In Germany, 40% of car industry R&D spend is on alternative powertrains, including e-mobility and e-vehicles but the view is that the internal combustion engine will not be replaced.

Just as significant though is the idea that the future of the car industry lies not in people buying cars but in cars being shared and the need to integrate private and public transport in a way not seen before. ‘Connect not cannibalise' was one phrase that lingers.

Think of the sprawling Messe, the vast 11-hall complex that is home to the show, as a town on its own and you begin to understand what this could mean. The press shuttle cars ranged in size from the BMW i3 - electric only - to the hybrid Kia Optima and the Mercedes-Benz S-Class. Silently to-ing and fro-ing between the halls picking up and dropping off journalists on demand, the shuttles, especially the i3, gave us an idea of how a megacity could operate. The Messe even has its own railway station to help complete the picture.
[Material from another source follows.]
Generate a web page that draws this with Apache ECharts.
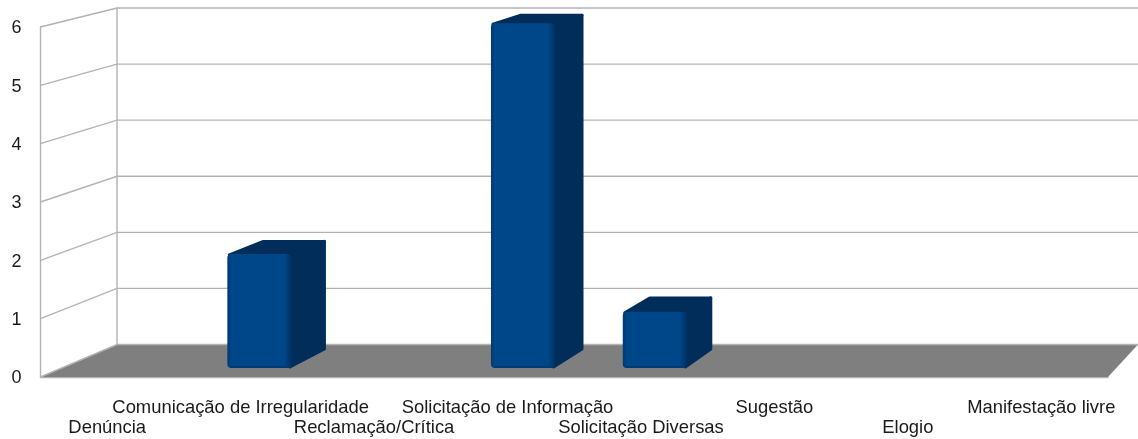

It's not that young people are falling out of love with cars, said one executive, they just want to engage with them in a different way.

That's something the industry is taking seriously. To those that don't, whether the internal combustion engine is still a dominant power source in 20 or 30 years will be relevant because they won't be around to worry about it.

There were quite a few who thought that the internal combustion engine is far from dead and many talked of new low emission power plants. The new Opel/Vauxhall Insignia, for example, will have an astonishing 99 g/km engine in its line up while more ICE technology is on the way from the company. Even Maserati is talking better fuel economy and emissions by introducing diesels for the first time.

So what happened to electric vehicles? They were still there of course, and BMW used its home show to show off its new ‘i' models. A fleet of i3s was ferrying journalists round the showground.

But there is concern that the market has not hit the sales numbers expected while government subsidies appear to be on the wane.

The UK figured highly because it is bucking the trend and growing strongly unlike other countries where sales continue to fall. That means everyone is looking to GB to sell their cars and with that price wars and discounts could come into play to help shift metal.

The home team players showed they are not immune from collaboration with the unveil of the co-developed Smart and Renault Clio. The political posters all round town were a reminder that an election is just around the corner and what impact will that have on the German market and auto industry?

Many journos felt there was a lack of 'buzz' around the show, perhaps because it is so large. It was difficult also to point to a stand out unveil although the Jaguar C-X17 received a big thumbs up from all who saw it.